▶ **Prompt**
Return the material exactly, first line through the line containing "238.5, 239.25, 240];", and nothing more. Pictures stay out.

* START Data excerpts *

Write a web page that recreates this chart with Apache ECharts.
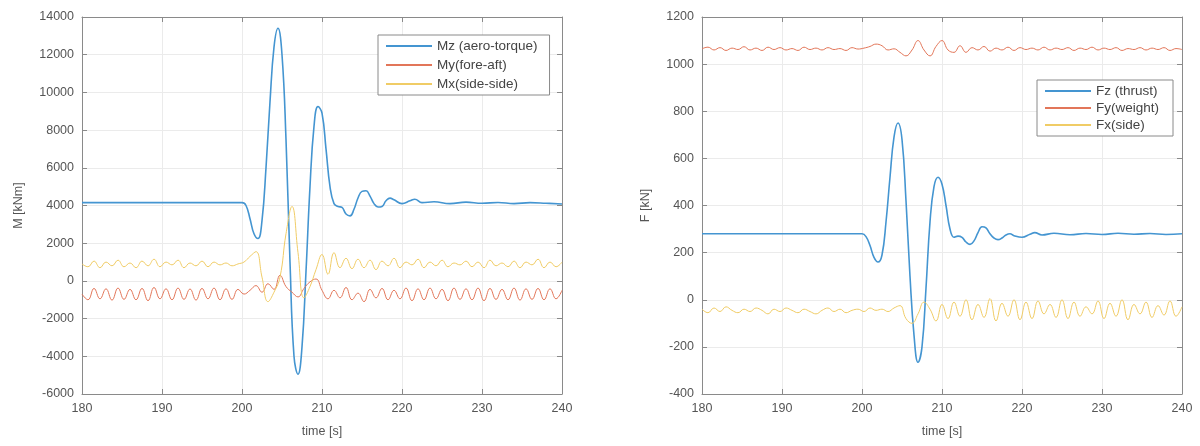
<!DOCTYPE html>
<html><head><meta charset="utf-8">
<script src="https://cdn.jsdelivr.net/npm/echarts@6/dist/echarts.min.js"></script>
<style>html,body{margin:0;padding:0;background:#fff}#c{width:1200px;height:446px}</style>
</head><body><div id="c"></div>
<script>
// pulse-region time samples (s) for Mz and Fz
const tPulse = [180, 190, 199, 200, 200.5, 201, 201.5, 202, 202.5, 203, 203.5, 204, 204.5, 205, 205.5, 206, 206.5, 207, 207.5, 208, 208.5, 209, 209.5, 210, 210.5, 211, 211.5, 212, 212.5, 213, 213.5, 214, 214.5, 215, 215.5, 216, 216.5, 217, 217.5, 218, 218.5, 219, 220, 221, 221.6, 222.5, 224, 226, 228, 230, 232, 234, 236, 238, 240];
// oscillation samples (s) for My, Mx, Fy, Fx
const tOsc = [180, 180.75, 181.5, 182.25, 183, 183.75, 184.5, 185.25, 186, 186.75, 187.5, 188.25, 189, 189.75, 190.5, 191.25, 192, 192.75, 193.5, 194.25, 195, 195.75, 196.5, 197.25, 198, 198.75, 199.5, 200.25, 201, 201.75, 202.5, 203.25, 204, 204.75, 205.5, 206.25, 207, 207.75, 208.5, 209.25, 210, 210.75, 211.5, 212.25, 213, 213.75, 214.5, 215.25, 216, 216.75, 217.5, 218.25, 219, 219.75, 220.5, 221.25, 222, 222.75, 223.5, 224.25, 225, 225.75, 226.5, 227.25, 228, 228.75, 229.5, 230.25, 231, 231.75, 232.5, 233.25, 234, 234.75, 235.5, 236.25, 237, 237.75, 238.5, 239.25, 240];

// Left: moments [kNm]
const Mz = [4150, 4150, 4150, 4150, 4000, 3300, 2500, 2250, 3200, 6000, 9500, 12400, 13400, 12000, 7500, 1000, -4000, -4950, -3500, 500, 5000, 8200, 9250, 8900, 7000, 5000, 4100, 3950, 3900, 3550, 3450, 3800, 4400, 4750, 4780, 4500, 4100, 3920, 3950, 4250, 4390, 4300, 4100, 4250, 4330, 4150, 4200, 4100, 4180, 4120, 4160, 4100, 4150, 4120, 4080];
const My = [-700, -1000, -400, -950, -420, -1020, -380, -980, -450, -1000, -400, -1050, -350, -950, -420, -1000, -380, -980, -430, -1020, -400, -950, -380, -1000, -420, -980, -450, -700,
  -500, -250, -600, -150, -450, 300, -300, -600, -850, -400, -50, 100, -500, -950, -500, -900, -350, -1000, -650, -1100, -450, -900, -400, -1000, -500, -950, -380, -1050, -420, -1000, -380, -950, -450, -1050, -380, -980, -420, -1000, -380, -1050, -400, -980, -450, -1000, -380, -1020, -420, -980, -400, -1000, -420, -950, -500];
const Mx = [900, 750, 1050, 700, 1000, 800, 1100, 750, 950, 700, 1050, 800, 1150, 750, 1000, 850, 1100, 700, 950, 800, 1050, 750, 1000, 850, 950, 800, 900,
  1000, 1300, 1550, 200, -1100, -600, 200, 2500, 3950, 1500, -900, -300, 600, 1400, 350, 1500, 700, 1200, 650, 1150, 700, 1100, 600, 1050, 800, 1200, 700, 1000, 850, 1150, 700, 1000, 800, 1100, 750, 950, 850, 1050, 750, 1000, 700, 1100, 800, 950, 750, 1050, 700, 1000, 850, 1150, 700, 1000, 750, 1000];

// Right: forces [kN]
const Fz = [280, 280, 280, 280, 268, 230, 180, 160, 190, 330, 520, 690, 750, 680, 420, 100, -150, -265, -200, 50, 330, 480, 520, 490, 400, 300, 265, 270, 265, 245, 235, 250, 285, 310, 305, 280, 262, 255, 262, 275, 280, 272, 265, 278, 285, 275, 282, 276, 281, 277, 282, 278, 281, 277, 280];
const Fy = [1065, 1072, 1060, 1070, 1058, 1068, 1062, 1074, 1060, 1068, 1058, 1072, 1062, 1070, 1060, 1066, 1058, 1072, 1062, 1068, 1060, 1070, 1062, 1066, 1058, 1070, 1064,
  1068, 1075, 1085, 1078, 1060, 1065, 1050, 1035, 1060, 1100, 1060, 1035, 1075, 1100, 1060, 1050, 1078, 1050, 1070, 1060, 1075, 1055, 1068, 1060, 1072, 1058, 1070, 1062, 1068, 1060, 1072, 1060, 1068, 1062, 1070, 1058, 1068, 1062, 1072, 1060, 1068, 1062, 1070, 1058, 1066, 1062, 1070, 1060, 1068, 1062, 1070, 1058, 1066, 1062];
const Fx = [-40, -55, -35, -50, -30, -45, -55, -40, -50, -35, -45, -60, -40, -50, -35, -45, -55, -40, -50, -60, -45, -35, -50, -40, -55, -45, -40,
  -50, -35, -45, -40, -50, -35, -25, -80, -100, -60, -10, -40, -90, -20, -80, -10, -70, 0, -85, -20, -75, 5, -90, -15, -70, 0, -85, -10, -80, -5, -60, -20, -75, 0, -80, -10, -70, -30, -60, -5, -80, -15, -70, 0, -85, -20, -60, -10, -75, -25, -65, -5, -70, -30];

const namesL = ['Mz (aero-torque)', 'My(fore-aft)', 'Mx(side-side)'];
const namesR = ['Fz (thrust)', 'Fy(weight)', 'Fx(side)'];

const C_BLUE = '#4495d1', C_RED = '#e27659', C_YEL = '#f0cc66';
const AX = '#8a8a8a', TXT = '#555', GRID = '#ebebeb';
const FONT = 'Liberation Sans, Arial, sans-serif';

function pairs(t, v) { return t.map((x, i) => [x, v[i]]); }

const chart = echarts.init(document.getElementById('c'), null, { renderer: 'canvas' });

function xAx(gi, pos) {
  const top = pos === 'top';
  return {
    type: 'value', gridIndex: gi, position: pos, min: 180, max: 240, interval: 10,
    name: top ? '' : 'time [s]', nameLocation: 'middle', nameGap: 31,
    nameTextStyle: { color: TXT, fontSize: 12.5, fontFamily: FONT },
    axisLine: { show: true, onZero: false, lineStyle: { color: AX, width: 1 } },
    axisTick: { show: true, inside: true, length: 5, lineStyle: { color: AX } },
    axisLabel: { show: !top, color: TXT, fontSize: 12.5, fontFamily: FONT, margin: 8, formatter: v => String(v) },
    splitLine: { show: !top, lineStyle: { color: GRID, width: 1 } }
  };
}
function yAx(gi, pos, min, max, iv, name, gap) {
  const right = pos === 'right';
  return {
    type: 'value', gridIndex: gi, position: pos, min: min, max: max, interval: iv,
    name: right ? '' : name, nameLocation: 'middle', nameGap: gap, nameRotate: 90,
    nameTextStyle: { color: TXT, fontSize: 12.5, fontFamily: FONT },
    axisLine: { show: true, onZero: false, lineStyle: { color: AX, width: 1 } },
    axisTick: { show: true, inside: true, length: 5, lineStyle: { color: AX } },
    axisLabel: { show: !right, color: TXT, fontSize: 12.5, fontFamily: FONT, margin: 8, formatter: v => String(v) },
    splitLine: { show: !right, lineStyle: { color: GRID, width: 1 } }
  };
}
function ser(name, xi, yi, t, v, color, w) {
  return {
    name: name, type: 'line', xAxisIndex: xi, yAxisIndex: yi, data: pairs(t, v),
    showSymbol: false, smooth: 0.45,
    lineStyle: { color: color, width: w }, itemStyle: { color: color },
    emphasis: { disabled: true }, animation: false, z: 3
  };
}
const legendBase = {
  orient: 'vertical', itemWidth: 46, itemHeight: 2, itemGap: 5,
  borderColor: '#8a8a8a', borderWidth: 1, backgroundColor: '#fff',
  textStyle: { color: '#444', fontSize: 13.5, fontFamily: FONT },
  icon: 'rect', selectedMode: false
};

chart.setOption({
  animation: false,
  grid: [
    { left: 82, top: 17, width: 480, height: 377 },
    { left: 702, top: 17, width: 480, height: 377 }
  ],
  xAxis: [xAx(0, 'bottom'), xAx(0, 'top'), xAx(1, 'bottom'), xAx(1, 'top')],
  yAxis: [
    yAx(0, 'left', -6000, 14000, 2000, 'M [kNm]', 57),
    yAx(0, 'right', -6000, 14000, 2000, '', 0),
    yAx(1, 'left', -400, 1200, 200, 'F [kN]', 50),
    yAx(1, 'right', -400, 1200, 200, '', 0)
  ],
  legend: [
    Object.assign({}, legendBase, { data: namesL, left: 378, top: 35, padding: [4, 12, 4, 8] }),
    Object.assign({}, legendBase, { data: namesR, left: 1037, top: 80, padding: [4, 14, 4, 8], itemGap: 3 })
  ],
  series: [
    ser(namesL[0], 0, 0, tPulse, Mz, C_BLUE, 1.6),
    ser(namesL[1], 0, 0, tOsc, My, C_RED, 1),
    ser(namesL[2], 0, 0, tOsc, Mx, C_YEL, 1),
    ser(namesR[0], 2, 2, tPulse, Fz, C_BLUE, 1.6),
    ser(namesR[1], 2, 2, tOsc, Fy, C_RED, 1),
    ser(namesR[2], 2, 2, tOsc, Fx, C_YEL, 1)
  ]
});
</script></body></html>
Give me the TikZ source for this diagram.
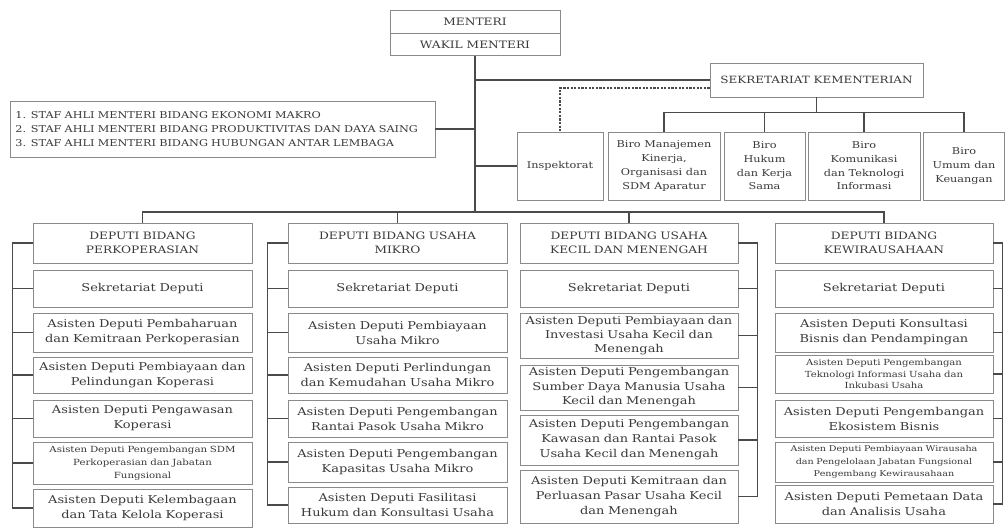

* END Data excerpts *

▶ **Response below**
Write a web page that recreates this chart with Apache ECharts.
<!DOCTYPE html>
<html><head><meta charset="utf-8">
<script src="https://cdn.jsdelivr.net/npm/echarts@6/dist/echarts.min.js"></script>
<style>html,body{margin:0;padding:0;background:#fff}#c{width:1200px;height:446px}</style>
</head><body><div id="c"></div>
<script>
// pulse-region time samples (s) for Mz and Fz
const tPulse = [180, 190, 199, 200, 200.5, 201, 201.5, 202, 202.5, 203, 203.5, 204, 204.5, 205, 205.5, 206, 206.5, 207, 207.5, 208, 208.5, 209, 209.5, 210, 210.5, 211, 211.5, 212, 212.5, 213, 213.5, 214, 214.5, 215, 215.5, 216, 216.5, 217, 217.5, 218, 218.5, 219, 220, 221, 221.6, 222.5, 224, 226, 228, 230, 232, 234, 236, 238, 240];
// oscillation samples (s) for My, Mx, Fy, Fx
const tOsc = [180, 180.75, 181.5, 182.25, 183, 183.75, 184.5, 185.25, 186, 186.75, 187.5, 188.25, 189, 189.75, 190.5, 191.25, 192, 192.75, 193.5, 194.25, 195, 195.75, 196.5, 197.25, 198, 198.75, 199.5, 200.25, 201, 201.75, 202.5, 203.25, 204, 204.75, 205.5, 206.25, 207, 207.75, 208.5, 209.25, 210, 210.75, 211.5, 212.25, 213, 213.75, 214.5, 215.25, 216, 216.75, 217.5, 218.25, 219, 219.75, 220.5, 221.25, 222, 222.75, 223.5, 224.25, 225, 225.75, 226.5, 227.25, 228, 228.75, 229.5, 230.25, 231, 231.75, 232.5, 233.25, 234, 234.75, 235.5, 236.25, 237, 237.75, 238.5, 239.25, 240];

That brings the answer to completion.